**WHAT IS BEING ASKED**
Scan the lines below for the string "with" and copy every one that has it.

(Charts and diagrams as code)
** BEGIN **

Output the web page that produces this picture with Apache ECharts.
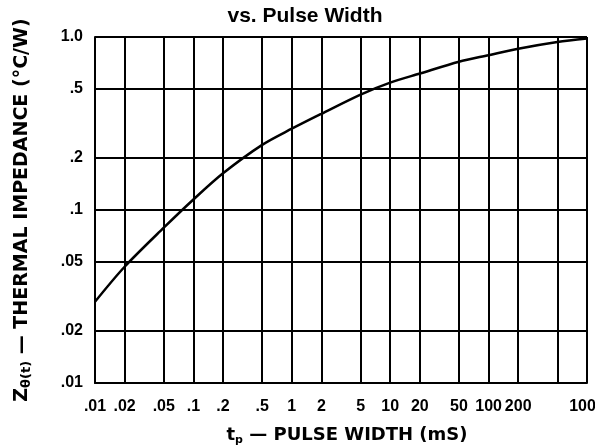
<!DOCTYPE html>
<html>
<head>
<meta charset="utf-8">
<script src="https://cdn.jsdelivr.net/npm/echarts@6/dist/echarts.min.js"></script>
<style>
  html, body { margin: 0; padding: 0; background: #fff; }
  #chart { width: 595px; height: 448px; }
</style>
</head>
<body>
<div id="chart"></div>
<script>
// pulse width (mS) vs thermal impedance (°C/W)
const pulseWidth = [0.01, 0.02, 0.05, 0.1, 0.2, 0.5, 1, 2, 5, 10, 20, 50, 100, 200, 500, 1000]
const impedance = [0.0295, 0.047, 0.079, 0.115, 0.163, 0.238, 0.295, 0.36, 0.465, 0.545, 0.615, 0.72, 0.785, 0.855, 0.935, 0.98]

// grid lines and tick labels
const xGridValues = [0.01, 0.02, 0.05, 0.1, 0.2, 0.5, 1, 2, 5, 10, 20, 50, 100, 200, 500, 1000]
const xLabelValues = [0.01, 0.02, 0.05, 0.1, 0.2, 0.5, 1, 2, 5, 10, 20, 50, 100, 200, 1000]
const xLabelText = ['.01', '.02', '.05', '.1', '.2', '.5', '1', '2', '5', '10', '20', '50', '100', '200', '1000']
const yGridValues = [0.01, 0.02, 0.05, 0.1, 0.2, 0.5, 1]
const yLabelText = ['.01', '.02', '.05', '.1', '.2', '.5', '1.0']

const font = "'Liberation Sans', Arial, sans-serif"
const wideFont = "'DejaVu Sans', sans-serif"

// log values come back with float noise, so match on the nearest one
const pickLabel = (values, texts) => (v) => {
  let best = 0
  values.forEach((t, i) => {
    if (Math.abs(Math.log10(t) - Math.log10(v)) < Math.abs(Math.log10(values[best]) - Math.log10(v))) best = i
  })
  return texts[best]
}

const chart = echarts.init(document.getElementById('chart'), null, { renderer: 'canvas' })

const option = {
  backgroundColor: '#fff',
  animation: false,
  title: {
    text: 'vs. Pulse Width',
    left: 300,
    textAlign: 'center',
    top: 1,
    textStyle: { color: '#000', fontSize: 21, fontWeight: 'bold', fontFamily: font },
  },
  grid: {
    left: 95,
    right: 8,
    top: 37,
    bottom: 65,
    outerBoundsMode: 'none',
  },
  xAxis: {
    type: 'log',
    logBase: 10,
    min: 0.01,
    max: 1000,
    name: '{t|t}{sub|p}{n| — PULSE WIDTH (mS)}',
    nameLocation: 'middle',
    nameGap: 42,
    nameTextStyle: {
      padding: [0, 0, 0, 12],
      rich: {
        t: { fontSize: 18, fontWeight: 'bold', color: '#000', fontFamily: wideFont },
        sub: { fontSize: 11, fontWeight: 'bold', color: '#000', fontFamily: wideFont, padding: [10, 0, 0, 0] },
        n: { fontSize: 18, fontWeight: 'bold', color: '#000', fontFamily: wideFont },
      },
    },
    axisLine: { show: true, lineStyle: { color: '#000', width: 2 } },
    axisTick: { show: false, customValues: xGridValues },
    axisLabel: {
      customValues: xLabelValues,
      formatter: pickLabel(xLabelValues, xLabelText),
      color: '#000',
      fontSize: 16,
      fontWeight: 'bold',
      fontFamily: font,
      margin: 16,
    },
    splitLine: { show: true, lineStyle: { color: '#000', width: 2 } },
  },
  yAxis: {
    type: 'log',
    logBase: 10,
    min: 0.01,
    max: 1,
    name: '{z|Z}{sub|θ(t)}{n| — THERMAL IMPEDANCE (°C/W)}',
    nameLocation: 'middle',
    nameRotate: 90,
    nameGap: 62,
    nameTextStyle: {
      rich: {
        z: { fontSize: 19, fontWeight: 'bold', color: '#000', fontFamily: wideFont },
        sub: { fontSize: 13, fontWeight: 'bold', color: '#000', fontFamily: wideFont, padding: [9, 0, 0, 0] },
        n: { fontSize: 19, fontWeight: 'bold', color: '#000', fontFamily: wideFont },
      },
    },
    axisLine: { show: true, lineStyle: { color: '#000', width: 2 } },
    axisTick: { show: false, customValues: yGridValues },
    axisLabel: {
      customValues: yGridValues,
      formatter: pickLabel(yGridValues, yLabelText),
      color: '#000',
      fontSize: 16,
      fontWeight: 'bold',
      fontFamily: font,
      margin: 12,
    },
    splitLine: { show: true, lineStyle: { color: '#000', width: 2 } },
  },
  series: [
    {
      type: 'line',
      data: pulseWidth.map((x, i) => [x, impedance[i]]),
      smooth: 0.3,
      showSymbol: false,
      lineStyle: { color: '#000', width: 2.5 },
    },
  ],
}

chart.setOption(option)
</script>
</body>
</html>
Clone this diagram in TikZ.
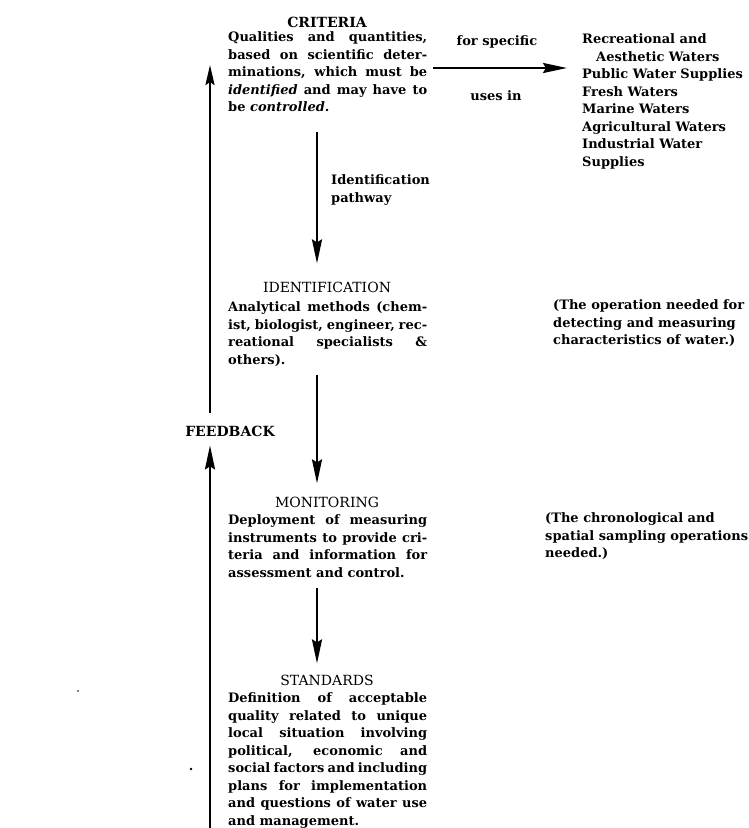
\documentclass[tikz,border=0pt]{standalone}
\usepackage{fontspec}
\setmainfont{DejaVu Serif}
\usetikzlibrary{arrows.meta}
% a full-measure justified line of a text column
\newcommand{\jline}[1]{\makebox[199pt][s]{#1}}
\begin{document}
\begin{tikzpicture}[x=1pt,y=-1pt,
  txt/.style={font=\bfseries\fontsize{13}{17.5}\selectfont, inner sep=0pt},
  body/.style={txt, anchor=north west, align=left},
  ttl/.style={font=\fontsize{14}{17}\selectfont, inner sep=0pt, anchor=base},
  arr/.style={line width=2.5pt, -{Stealth[length=24pt,width=10pt,inset=3pt]}}]
\useasboundingbox (0,0) rectangle (748,828);

% headings
\node[ttl, font=\bfseries\fontsize{14}{17}\selectfont] (crittitle) at (327,27) {CRITERIA};
\node[ttl] (idtitle) at (327,292) {IDENTIFICATION};
\node[ttl] (montitle) at (327,507) {MONITORING};
\node[ttl] (stdtitle) at (327,685) {STANDARDS};
\node[ttl, font=\bfseries\fontsize{14}{17}\selectfont] (fb) at (230,436) {FEEDBACK};

% text columns
\node[body] (critbody) at (228,31.5) {%
  \jline{Qualities and quantities,}\\
  \jline{based on scientific deter-}\\
  \jline{minations, which must be}\\
  \jline{\textit{identified} and may have to}\\
  be \textit{controlled}.};
\node[body] (idbody) at (228,301.5) {%
  \jline{Analytical methods (chem-}\\
  \jline{ist, biologist, engineer, rec-}\\
  \jline{reational specialists \&}\\
  others).};
\node[body] (monbody) at (228,514.5) {%
  \jline{Deployment of measuring}\\
  \jline{instruments to provide cri-}\\
  \jline{teria and information for}\\
  assessment and control.};
\node[body] (stdbody) at (228,692.5) {%
  \jline{Definition of acceptable}\\
  \jline{quality related to unique}\\
  \jline{local situation involving}\\
  \jline{political, economic and}\\
  \jline{social factors and including}\\
  \jline{plans for implementation}\\
  \jline{and questions of water use}\\
  and management.};

% water uses
\node[body] (wlist) at (582,33.5) {%
  Recreational and\\
  \hspace*{14pt}Aesthetic Waters\\
  Public Water Supplies\\
  Fresh Waters\\
  Marine Waters\\
  Agricultural Waters\\
  Industrial Water\\
  Supplies};
\node[txt, anchor=base] (forspec) at (497,45) {for specific};
\node[txt, anchor=base] (usesin) at (496,100) {uses in};

% side notes
\node[body] (pathway) at (331,174.5) {Identification\\pathway};
\node[body] (idnote) at (553,299.5) {%
  (The operation needed for\\
  detecting and measuring\\
  characteristics of water.)};
\node[body] (monnote) at (545,512.5) {%
  (The chronological and\\
  spatial sampling operations\\
  needed.)};

% connectors
\coordinate (spine) at (317,0);
\coordinate (fbx) at (210,0);
\coordinate (hy) at (0,68);
\coordinate (fbtop) at (210,65);
\coordinate (fbbot) at (210,830);

\draw[arr] ([xshift=6pt]critbody.east |- hy) -- ([xshift=-15pt]wlist.west |- hy);
\draw[arr] ([yshift=-20pt]critbody.south -| spine) -- ([yshift=18pt]idtitle.north -| spine);
\draw[arr] ([yshift=-8.5pt]idbody.south -| spine) -- ([yshift=13pt]montitle.north -| spine);
\draw[arr] ([yshift=-10.5pt]monbody.south -| spine) -- ([yshift=11pt]stdtitle.north -| spine);
\draw[arr, -{Stealth[length=20pt,width=9pt,inset=3pt]}] ([yshift=12.5pt]fb.north -| fbx) -- (fbtop);
\draw[arr] (fbbot) -- ([yshift=-9pt]fb.south -| fbx);

% specks
\fill (78,691) circle (0.8);
\fill (191,769) circle (1.3);
\end{tikzpicture}
\end{document}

** END **

**COMPLETE ANSWER**
Output the web page that produces this picture with Apache ECharts.
// log values come back with float noise, so match on the nearest one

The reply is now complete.